Järvi is indeed a world-renowned conductor, and he has held posts all over the globe, to say nothing of his guesting. But I have always found him underrated—insufficiently appreciated. Perhaps this is because he is not hyped or controversial, simply a splendid and versatile musician who hardly ever puts a foot wrong. He has two conductor sons, Paavo and Kristjan, and the former may at this point be more famous than his father. But I have profited from listening to Neeme over the years. Often, he looks like he isn’t doing much. He is economical in his movements. But orchestras know what he has to offer, and they respond. In the second half of this Philharmonic concert, he conducted Rachmaninoff’s Symphony No. 1, which was tight as a drum, though not stifled, and effective.
Moreover, he may be the courtliest gent in music, as when he bows to an orchestra. He is also a sport, as when he encourages an audience to clap louder for soloists in the orchestra, when they stand to be acknowledged.
End with one more opera—courtesy of Bare Opera, an “alternative” company in New York. You know the drill: “a fresh, modern take on the opera experience”; “innovative cross-arts productions”; “strive to break the stereotypes”; “create a sustainable future for the art form.” The stuffy old opera institutions, apparently, can’t make it. But have you noticed? The stuffy old institutions somehow limp on, generation after generation, providing enrichment to many. In any case, Bare Opera presented Goyescas in Bushwick, Brooklyn—at a place called the Bat Haus. (A fit venue for Die Fledermaus, i.e., The Bat?) As Alicia de Larrocha taught the world, Goyescas is a piano suite by Granados. He took his melodies and made a little opera, comprising three tableaux.
Before we saw the opera, we saw a dance performance. The music came from a piano suite by Albéniz, the Suite española, transcribed for orchestra. Three dancers danced to five pieces. Once, by the way, I talked with Plácido Domingo about his piano playing. He said that he was never good enough for Iberia, Albéniz’s major suite, but could handle the Suite española.
For the dancing and the opera alike, the orchestra was off on the side. The stage was relatively bare, as befits a presentation of Bare Opera. On the wall was a socialist banner. During the opera, titles were projected onto the wall. According to our program notes, the production of Goyescas was inspired by the filmmaker Pedro Almodóvar. The setting was Madrid in the 1980s. Throughout the opera, it was odd to hear melodies so familiar from the piano suite, in vocal and operatic form. Odd and pleasurable. (“La maja y el ruiseñor,” mind you, has long been known as a song.) The soprano was Larisa Martínez, a picture of aristocratic poise. She was occasionally a bit “low” on high notes, but she sang with beauty and control. The mezzo was Molly Boggess, a picture of bad-girl sultriness.

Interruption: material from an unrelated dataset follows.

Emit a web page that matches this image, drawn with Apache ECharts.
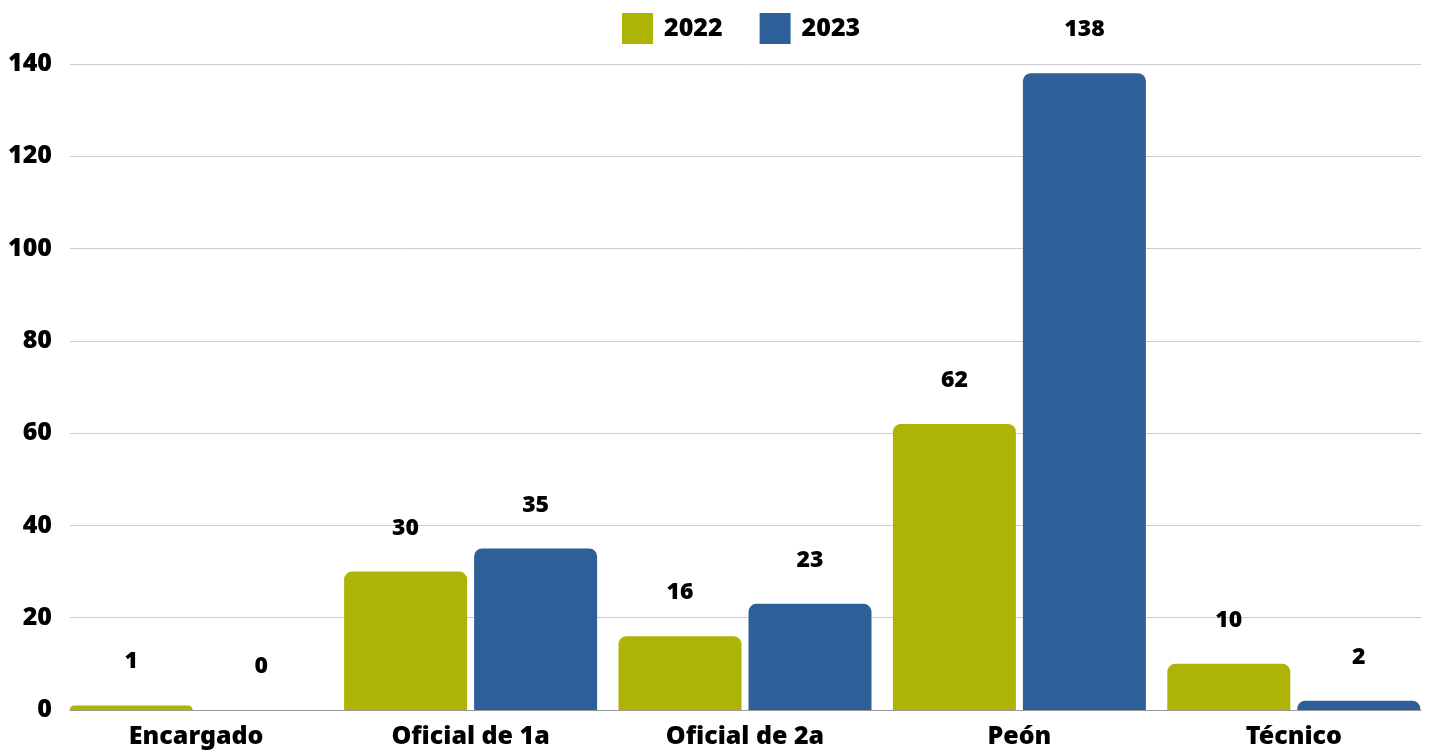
<!DOCTYPE html>
<html>
<head>
<meta charset="utf-8">
<script src="https://cdn.jsdelivr.net/npm/echarts@6/dist/echarts.min.js"></script>
<style>
  html, body { margin: 0; padding: 0; background: #fff; }
  #chart { width: 1431px; height: 752px; }
</style>
</head>
<body>
<div id="chart"></div>
<script>
// datos del gráfico
var categories = ["Encargado", "Oficial de 1a", "Oficial de 2a", "Peón", "Técnico"];
var years = ["2022", "2023"];
var values2022 = [1, 30, 16, 62, 10];
var values2023 = [0, 35, 23, 138, 2];
var yTicks = { min: 0, max: 140, interval: 20 };

var colors = ["#adb405", "#2e5f98"];
var font = "Noto Sans";
var weight = 900;

var chart = echarts.init(document.getElementById("chart"));

function barSeries(name, data, color) {
  return {
    name: name,
    type: "bar",
    xAxisIndex: 1,
    yAxisIndex: 1,
    data: data,
    barWidth: 123,
    barGap: "5.7%",
    itemStyle: { color: color, borderRadius: [8, 8, 0, 0] },
    label: {
      show: true,
      position: "top",
      distance: 32,
      color: "#000",
      fontFamily: font,
      fontWeight: weight,
      fontSize: 23,
    },
  };
}

var option = {
  backgroundColor: "#fff",
  animation: false,
  color: colors,
  legend: {
    top: 8,
    left: 617,
    itemWidth: 31,
    itemHeight: 31,
    itemGap: 37,
    icon: "rect",
    textStyle: {
      fontFamily: font,
      fontWeight: weight,
      fontSize: 25,
      color: "#000",
      padding: [0, 0, 0, 6],
    },
    data: years,
  },
  // grid 0: líneas y eje Y ; grid 1: barras y categorías
  grid: [
    { left: 70, right: 10, top: 64, bottom: 42 },
    { left: 59, right: -1, top: 64, bottom: 42 },
  ],
  xAxis: [
    {
      type: "category",
      gridIndex: 0,
      data: categories,
      axisLine: { show: true, lineStyle: { color: "#999", width: 1 } },
      axisTick: { show: false },
      axisLabel: { show: false },
    },
    {
      type: "category",
      gridIndex: 1,
      data: categories,
      axisLine: { show: false },
      axisTick: { show: false },
      axisLabel: {
        margin: 14,
        color: "#000",
        fontFamily: font,
        fontWeight: weight,
        fontSize: 25,
      },
    },
  ],
  yAxis: [
    {
      type: "value",
      gridIndex: 0,
      min: yTicks.min,
      max: yTicks.max,
      interval: yTicks.interval,
      axisLine: { show: false },
      axisTick: { show: false },
      splitLine: { lineStyle: { color: "#cccccc", width: 1 } },
      axisLabel: {
        margin: 18,
        color: "#000",
        fontFamily: font,
        fontWeight: weight,
        fontSize: 25,
      },
    },
    {
      type: "value",
      gridIndex: 1,
      min: yTicks.min,
      max: yTicks.max,
      interval: yTicks.interval,
      show: false,
      splitLine: { show: false },
    },
  ],
  series: [
    barSeries(years[0], values2022, colors[0]),
    barSeries(years[1], values2023, colors[1]),
  ],
};

chart.setOption(option);
</script>
</body>
</html>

She was more California blonde than Spaniard, but that did no harm. The cast at large was musical and spirited, clearly enjoying what they were doing. The same goes for the four-person chorus.
As above, I sometimes roll my eyes at the pretensions of alternative opera companies, but listen: I had never heard Goyescas, in its opera version, and may never again, and it was Bare Opera that provided the opportunity. Furthermore, this was a thoroughly delightful afternoon, beginning with Albéniz and the dancers. After at least two of its several performances, Bare Opera hosted a dance party. Not on this afternoon, though, meaning that I couldn’t bust out my moves—which was lucky for all, especially for me.